● Exercise objective: Copy out the line that contains "Rebuild this chart", the line that contains "import seaborn as sns", and every line between them, exactly, and nothing else.

[Entries with chart source code]
--- Begin ---
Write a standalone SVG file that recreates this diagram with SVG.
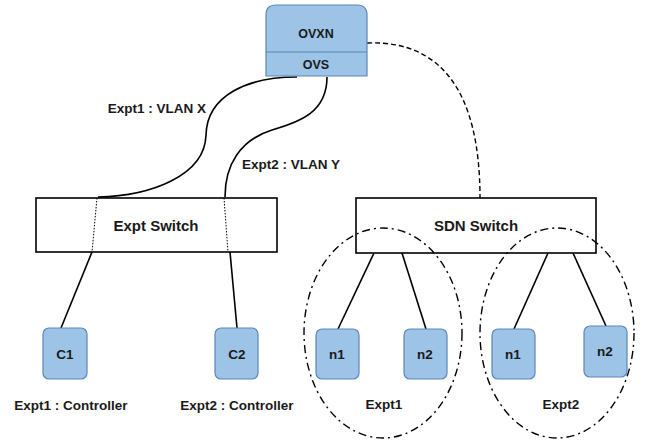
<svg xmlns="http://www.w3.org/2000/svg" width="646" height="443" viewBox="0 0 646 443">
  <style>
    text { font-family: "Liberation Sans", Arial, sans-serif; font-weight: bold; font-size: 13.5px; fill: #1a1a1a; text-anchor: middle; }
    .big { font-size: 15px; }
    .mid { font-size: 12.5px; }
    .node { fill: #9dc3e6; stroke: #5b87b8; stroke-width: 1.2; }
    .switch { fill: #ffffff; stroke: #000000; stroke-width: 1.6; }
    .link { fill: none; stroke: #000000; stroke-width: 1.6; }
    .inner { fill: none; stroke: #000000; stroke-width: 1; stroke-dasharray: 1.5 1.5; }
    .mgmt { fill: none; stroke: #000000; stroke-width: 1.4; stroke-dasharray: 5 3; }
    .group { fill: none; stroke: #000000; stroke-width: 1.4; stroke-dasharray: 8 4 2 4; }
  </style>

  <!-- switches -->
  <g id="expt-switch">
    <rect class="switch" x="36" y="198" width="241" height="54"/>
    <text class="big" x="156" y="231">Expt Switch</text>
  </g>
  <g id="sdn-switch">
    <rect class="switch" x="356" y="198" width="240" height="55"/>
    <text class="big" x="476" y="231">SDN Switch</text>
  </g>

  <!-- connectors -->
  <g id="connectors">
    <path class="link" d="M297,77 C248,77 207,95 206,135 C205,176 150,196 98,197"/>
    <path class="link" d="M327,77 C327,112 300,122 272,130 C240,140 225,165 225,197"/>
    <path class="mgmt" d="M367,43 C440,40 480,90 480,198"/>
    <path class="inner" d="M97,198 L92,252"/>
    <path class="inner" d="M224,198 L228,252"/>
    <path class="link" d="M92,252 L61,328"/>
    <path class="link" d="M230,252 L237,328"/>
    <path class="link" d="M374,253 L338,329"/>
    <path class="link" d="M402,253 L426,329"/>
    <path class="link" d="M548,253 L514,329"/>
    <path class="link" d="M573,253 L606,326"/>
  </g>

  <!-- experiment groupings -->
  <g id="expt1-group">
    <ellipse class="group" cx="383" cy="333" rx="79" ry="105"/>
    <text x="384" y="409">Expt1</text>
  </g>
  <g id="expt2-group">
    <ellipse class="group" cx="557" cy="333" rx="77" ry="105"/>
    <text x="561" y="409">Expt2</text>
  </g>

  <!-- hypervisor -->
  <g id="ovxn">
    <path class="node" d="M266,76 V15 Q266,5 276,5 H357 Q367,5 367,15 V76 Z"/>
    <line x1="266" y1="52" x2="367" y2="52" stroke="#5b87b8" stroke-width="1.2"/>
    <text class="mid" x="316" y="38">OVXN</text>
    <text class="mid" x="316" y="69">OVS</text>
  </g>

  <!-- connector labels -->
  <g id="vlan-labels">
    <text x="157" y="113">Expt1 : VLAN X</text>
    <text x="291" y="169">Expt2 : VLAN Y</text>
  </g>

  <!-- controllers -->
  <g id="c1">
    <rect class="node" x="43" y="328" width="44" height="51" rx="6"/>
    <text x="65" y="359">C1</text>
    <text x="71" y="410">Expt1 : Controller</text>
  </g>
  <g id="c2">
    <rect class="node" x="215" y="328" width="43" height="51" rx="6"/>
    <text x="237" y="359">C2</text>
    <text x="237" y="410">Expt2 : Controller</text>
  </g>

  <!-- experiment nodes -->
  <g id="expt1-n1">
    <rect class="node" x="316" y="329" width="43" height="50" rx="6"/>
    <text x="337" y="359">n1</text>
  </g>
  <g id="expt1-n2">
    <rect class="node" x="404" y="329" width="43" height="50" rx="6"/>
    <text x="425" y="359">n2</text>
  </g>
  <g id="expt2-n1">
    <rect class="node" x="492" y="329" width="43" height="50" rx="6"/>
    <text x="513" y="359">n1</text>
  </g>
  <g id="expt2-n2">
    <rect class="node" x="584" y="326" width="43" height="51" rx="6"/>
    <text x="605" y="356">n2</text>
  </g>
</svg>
--- End ---
--- Begin ---
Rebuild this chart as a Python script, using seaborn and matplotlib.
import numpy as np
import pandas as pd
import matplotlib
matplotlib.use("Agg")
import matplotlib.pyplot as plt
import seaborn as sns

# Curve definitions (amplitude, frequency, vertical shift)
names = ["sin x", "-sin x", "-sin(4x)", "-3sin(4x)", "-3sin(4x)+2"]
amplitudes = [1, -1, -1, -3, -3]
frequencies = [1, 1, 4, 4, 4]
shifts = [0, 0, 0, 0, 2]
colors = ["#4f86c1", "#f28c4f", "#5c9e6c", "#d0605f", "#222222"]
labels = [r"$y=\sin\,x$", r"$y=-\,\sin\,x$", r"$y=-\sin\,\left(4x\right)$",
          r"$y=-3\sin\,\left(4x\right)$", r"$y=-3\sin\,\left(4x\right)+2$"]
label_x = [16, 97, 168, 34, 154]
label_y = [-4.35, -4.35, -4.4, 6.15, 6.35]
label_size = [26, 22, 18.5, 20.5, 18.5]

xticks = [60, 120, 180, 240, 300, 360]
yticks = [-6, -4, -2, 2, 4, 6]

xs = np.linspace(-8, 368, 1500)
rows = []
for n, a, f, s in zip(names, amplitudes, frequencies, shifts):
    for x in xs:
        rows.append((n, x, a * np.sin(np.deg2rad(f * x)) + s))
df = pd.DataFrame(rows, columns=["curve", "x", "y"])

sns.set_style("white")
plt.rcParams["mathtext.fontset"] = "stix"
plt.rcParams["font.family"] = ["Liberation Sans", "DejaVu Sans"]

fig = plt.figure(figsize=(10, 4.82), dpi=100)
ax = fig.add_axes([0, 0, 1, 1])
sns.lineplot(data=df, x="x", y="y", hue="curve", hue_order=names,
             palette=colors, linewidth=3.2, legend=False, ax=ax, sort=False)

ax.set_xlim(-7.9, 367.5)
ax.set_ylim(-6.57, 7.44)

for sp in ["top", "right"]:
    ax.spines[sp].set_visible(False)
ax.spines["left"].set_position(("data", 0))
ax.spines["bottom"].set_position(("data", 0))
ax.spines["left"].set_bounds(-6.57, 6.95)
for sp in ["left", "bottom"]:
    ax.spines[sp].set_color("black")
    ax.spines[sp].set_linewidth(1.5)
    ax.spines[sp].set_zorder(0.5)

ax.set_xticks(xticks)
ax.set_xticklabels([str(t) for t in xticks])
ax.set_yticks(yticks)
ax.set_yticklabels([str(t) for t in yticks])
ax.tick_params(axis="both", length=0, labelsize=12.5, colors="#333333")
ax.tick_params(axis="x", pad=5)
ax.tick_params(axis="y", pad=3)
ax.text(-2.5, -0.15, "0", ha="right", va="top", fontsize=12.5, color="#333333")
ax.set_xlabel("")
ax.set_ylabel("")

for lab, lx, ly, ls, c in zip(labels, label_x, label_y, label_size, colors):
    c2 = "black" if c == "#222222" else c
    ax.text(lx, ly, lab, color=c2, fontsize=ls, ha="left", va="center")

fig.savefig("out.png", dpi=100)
--- End ---
● Complete response:
Rebuild this chart as a Python script, using seaborn and matplotlib.
import numpy as np
import pandas as pd
import matplotlib
matplotlib.use("Agg")
import matplotlib.pyplot as plt
import seaborn as sns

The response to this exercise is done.